Certainly, students harassing teachers isn't new.
John Ristow remembers an incident from his early days as a teacher's assistant in Alpena, Mich. A student in the class was upset that he was singled out by the lead teacher for disrupting other students who were trying to study. When Ristow passed him in the hall later that day, the middle school student lashed out.
"It was very nasty swear words that were extremely demeaning to my character," said Ristow, who now is head of communications for the Broward Teachers Union in Florida.
Ristow held out his hand and said, "Stop."
A security officer came by and asked if Ristow wanted her to take the boy to the principal's office. He said no, deciding to resolve the issue directly with the teacher and student instead. He brought both of them together, they discussed how inappropriate the behavior was and told the student he would face a suspension if it happened again.

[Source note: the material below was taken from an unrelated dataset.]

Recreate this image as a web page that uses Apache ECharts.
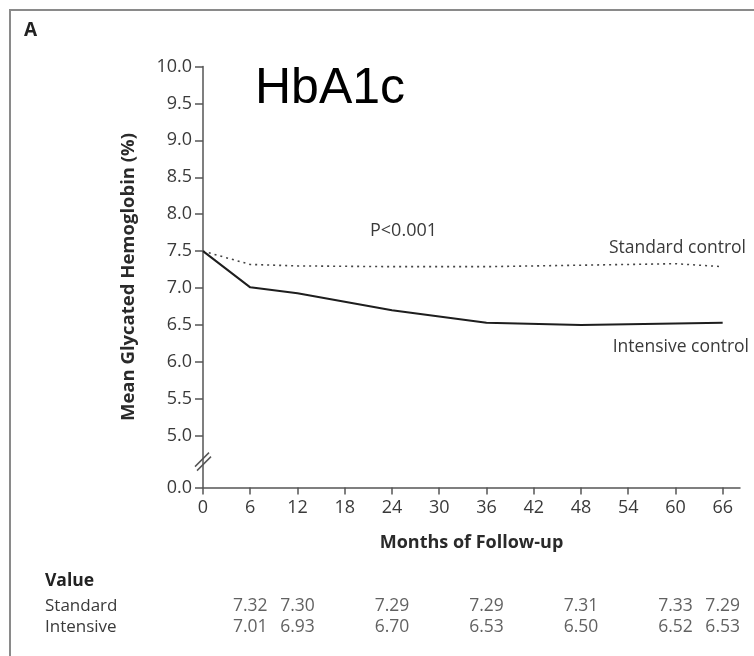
<!DOCTYPE html>
<html>
<head>
<meta charset="utf-8">
<script src="https://cdn.jsdelivr.net/npm/echarts@6/dist/echarts.min.js"></script>
<style>
html,body{margin:0;padding:0;background:#fff;}
#chart{width:754px;height:656px;}
</style>
</head>
<body>
<div id="chart"></div>
<script>
// ---- data ----
const months = [0, 6, 12, 24, 36, 48, 60, 66];
const standard = [7.5, 7.32, 7.30, 7.29, 7.29, 7.31, 7.33, 7.29];
const intensive = [7.5, 7.01, 6.93, 6.70, 6.53, 6.50, 6.52, 6.53];
const xTicks = [0, 6, 12, 18, 24, 30, 36, 42, 48, 54, 60, 66];
const yTickValues = [4.3, 5.0, 5.5, 6.0, 6.5, 7.0, 7.5, 8.0, 8.5, 9.0, 9.5, 10.0];
const yTickLabels = ['0.0', '5.0', '5.5', '6.0', '6.5', '7.0', '7.5', '8.0', '8.5', '9.0', '9.5', '10.0'];
const tableRows = ['Standard', 'Intensive'];

const FONT = '"Open Sans", "Noto Sans", sans-serif';
const TXT = '#3a3a3a';

const chart = echarts.init(document.getElementById('chart'), null, {renderer: 'canvas'});

function yLabel(v) {
  const i = yTickValues.findIndex(t => Math.abs(t - v) < 1e-6);
  return i >= 0 ? yTickLabels[i] : '';
}

const tableData = [];
months.forEach((m, i) => {
  if (m === 0) return;
  tableData.push([m, tableRows[0], standard[i]]);
  tableData.push([m, tableRows[1], intensive[i]]);
});

const option = {
  backgroundColor: '#fff',
  animation: false,
  grid: [
    {left: 203, right: 14, top: 66.5, bottom: 168.5, containLabel: false},
    {left: 203, right: 14, top: 596, height: 42, containLabel: false}
  ],
  xAxis: [
    {
      type: 'value', gridIndex: 0, min: 0, max: 68.2,
      name: 'Months of Follow-up', nameLocation: 'middle', nameGap: 46,
      nameTextStyle: {fontFamily: FONT, fontSize: 18, fontWeight: 'bold', color: '#2a2a2a'},
      axisLine: {show: true, lineStyle: {color: '#555', width: 1.5}},
      axisTick: {show: true, inside: false, length: 7, customValues: xTicks, lineStyle: {color: '#555', width: 1.5}},
      axisLabel: {customValues: xTicks, margin: 11, fontFamily: FONT, fontSize: 18, color: TXT},
      splitLine: {show: false}
    },
    {
      type: 'value', gridIndex: 1, min: 0, max: 68.2, show: false
    }
  ],
  yAxis: [
    {
      type: 'value', gridIndex: 0, min: yTickValues[0], max: 10,
      name: 'Mean Glycated Hemoglobin (%)', nameLocation: 'middle', nameGap: 65,
      nameTextStyle: {fontFamily: FONT, fontSize: 18.5, fontWeight: 'bold', color: '#2a2a2a'},
      axisLine: {show: true, lineStyle: {color: '#555', width: 1.5}},
      axisTick: {show: true, inside: false, length: 8, customValues: yTickValues, lineStyle: {color: '#555', width: 1.5}},
      axisLabel: {customValues: yTickValues, formatter: yLabel, margin: 11, fontFamily: FONT, fontSize: 18, color: TXT, showMinLabel: true, showMaxLabel: true},
      splitLine: {show: false}
    },
    {
      type: 'category', gridIndex: 1, data: tableRows, inverse: true,
      axisLine: {show: false}, axisTick: {show: false},
      axisLabel: {interval: 0, hideOverlap: false, align: 'left', margin: 158, fontFamily: FONT, fontSize: 17, color: TXT}
    }
  ],
  series: [
    {
      name: 'Standard control', type: 'line', xAxisIndex: 0, yAxisIndex: 0,
      data: months.map((m, i) => [m, standard[i]]),
      symbol: 'none', smooth: false,
      lineStyle: {color: '#444', width: 1.6, type: [2, 4]}
    },
    {
      name: 'Intensive control', type: 'line', xAxisIndex: 0, yAxisIndex: 0,
      data: months.map((m, i) => [m, intensive[i]]),
      symbol: 'none', smooth: false,
      lineStyle: {color: '#1e1e1e', width: 2}
    },
    {
      name: 'table', type: 'scatter', xAxisIndex: 1, yAxisIndex: 1,
      data: tableData, symbolSize: 1,
      itemStyle: {color: 'rgba(0,0,0,0)'},
      label: {show: true, position: 'inside', formatter: p => p.value[2].toFixed(2),
        fontFamily: FONT, fontSize: 17.5, color: TXT},
      silent: true
    }
  ],
  graphic: [
    {type: 'rect', shape: {x: 10, y: 10, width: 780, height: 700}, style: {fill: 'none', stroke: '#8a8a8a', lineWidth: 2}, silent: true},
    {type: 'text', x: 24, y: 31, style: {text: 'A', font: 'bold 19px ' + FONT, fill: '#222', verticalAlign: 'middle'}},
    {type: 'text', x: 255, y: 89.5, style: {text: 'HbA1c', font: '50px "Liberation Sans", Arial, sans-serif', fill: '#000', verticalAlign: 'middle'}},
    {type: 'text', x: 370, y: 231, style: {text: 'P<0.001', font: '18px ' + FONT, fill: TXT, verticalAlign: 'middle'}},
    {type: 'text', x: 746, y: 248, style: {text: 'Standard control', font: '17.5px ' + FONT, fill: TXT, align: 'right', verticalAlign: 'middle'}},
    {type: 'text', x: 749, y: 347, style: {text: 'Intensive control', font: '17.5px ' + FONT, fill: TXT, align: 'right', verticalAlign: 'middle'}},
    {type: 'text', x: 45, y: 581, style: {text: 'Value', font: 'bold 17.5px ' + FONT, fill: '#222', verticalAlign: 'middle'}}
  ]
};

chart.setOption(option);

// axis break marks "//" between 0.0 and 5.0
const p = chart.convertToPixel({gridIndex: 0}, [0, (yTickValues[0] + yTickValues[1]) / 2]);
chart.setOption({
  graphic: option.graphic.concat([
    {type: 'line', shape: {x1: p[0] - 8, y1: p[1] + 5, x2: p[0] + 6, y2: p[1] - 9}, style: {stroke: '#555', lineWidth: 1.5}},
    {type: 'line', shape: {x1: p[0] - 6, y1: p[1] + 9, x2: p[0] + 8, y2: p[1] - 5}, style: {stroke: '#555', lineWidth: 1.5}}
  ])
});
</script>
</body>
</html>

"It never happened again," Ristow said.
That was in the late 1980s.
Two decades later, students are equipped with cellphones with video cameras and a plethora of apps that allow them easily to share information among each other and post online.
One of the new ways that students are harassing teachers has become known as "cyberbaiting." Students irritate a teacher to the point that the teacher breaks down; that reaction then is captured in photos or video to post online. A Norton Online Family Report published last year found that 21 percent of teachers had experienced or knew another teacher who had experienced "cyberbaiting."
Then there are cases of students who have created websites and blogs against teachers and administrators.
In South Florida, one student created a Facebook group page called, "Ms. Sarah Phelps is the worst teacher I've ever met!" The student encouraged others to "express your feelings of hatred."
The student, Katherine Evans, took the page down but was suspended for three days and removed from her Advanced Placement classes. She later was represented by the American Civil Liberties Union in a lawsuit against the principal of the Pembroke Pines Charter High School, arguing that her right to freedom of speech had been violated. She settled for $15,000 to cover her legal fees and her suspension was wiped from her record.
Aftab said such an outcome is not uncommon. Unless the incident occurs on school grounds, during school hours, at a school sponsored event or on school equipment, the district generally does not have jurisdiction to expel or suspend a student, although some courts around the country have ruled differently.
Courts "tend to side more with the students unless you can show dramatic problems," Aftab said.
Phelps, in her first public comments since the 2007 incident, said while kids make mistakes, it's the responsibility of adults to turn them into teachable moments.
"We need to redefine and expand our definitions of bullying, particularly techno-spread bullying devoid of personal accountability and disseminated under the guise of free speech," Phelps said in a written statement Friday.
District administrators in New York plan to pursue disciplinary actions against all four students who taunted Klein, though police say she does not want them to face criminal charges, partially because of the onslaught of public criticism and even threats they've endured since the video went online.
A fund started for Klein has raised more than $500,000.
School safety experts and administrators say they hope the incident will encourage parents to sit down and speak with their children about the damaging effects of all bullying, and that school officials will reinforce bullying prevention, not just among students, but also aimed at teachers and adults.
"The schools can have consequences," Trump said, pointing to counseling and disciplinary action. The bigger question, he said, is why a student would treat a bus monitor in a way they would not treat their own grandmother. "And that goes far beyond what a school can deal with."